US President Donald Trump has significant influence over the push for peace in Ukraine. PA
US President Donald Trump has significant influence over the push for peace in Ukraine. PA

Lame ducks

Key to imposing those sanctions is what happens in the White House. “This current administration is just unwilling, for whatever reasons, to be tough on the Russians,” Mr Seely said.

But that could change as Mr Trump heads towards becoming a “lame duck” president, especially as Republicans are likely to lose control of the House or Senate in the autumn midterm elections.

“There is then the possibility that fairly broad American support for Ukraine might tend to push Trump towards a more traditional, adversarial approach to Russia,” Ms Nusbacher said.

Ukrainian troops camouflage their tank on the front line. EPA
Ukrainian troops camouflage their tank on the front line. EPA

What next?

To end the conflict, Ukraine would reluctantly agree to a ceasefire along the current front line, because its war-weary population accepts that “if you lost the battle, you lost the territory”, Ms Lutsevych said. “People would reconcile with that.”

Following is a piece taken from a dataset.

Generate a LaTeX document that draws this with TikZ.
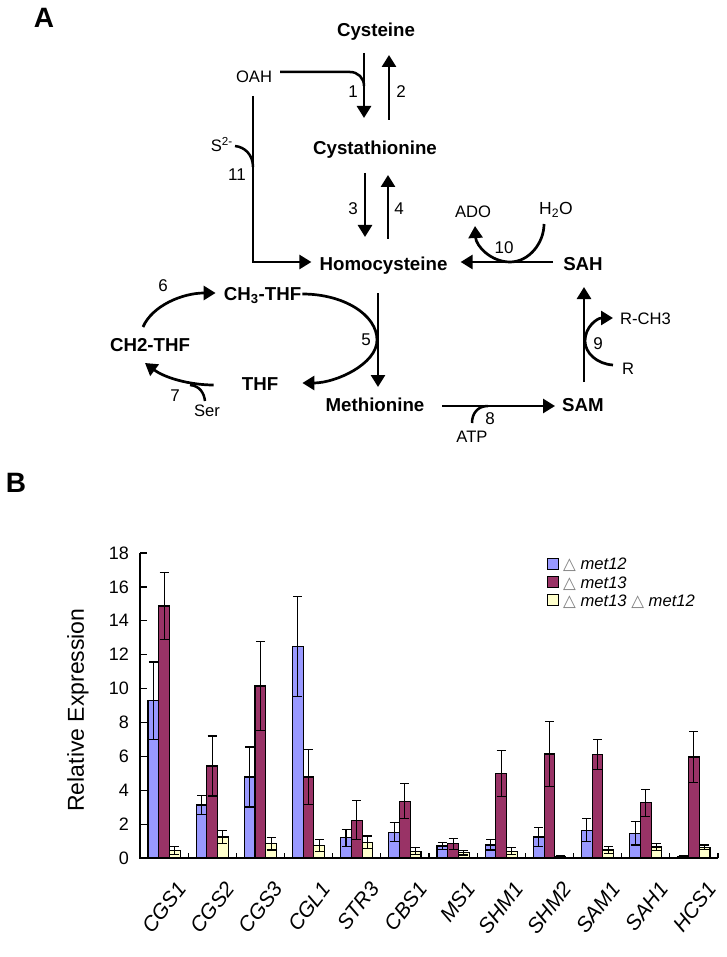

The most optimistic scenario, Mr Barry said, would come when Mr Putin recognised that further battlefield gains were too costly. “Getting him to compromise could be accelerated by more American pressure is a possibility”, although there was little sign of that yet.

The experts' overall outlook for 2026 was bleak, with Russia failing to win decisively but also not being forced to halt, while Ukraine was under immense strain. “In very simple terms, somebody will have to tell Putin that he cannot win militarily,” Ms Lutsevych said. “Until then peace will remain elusive.”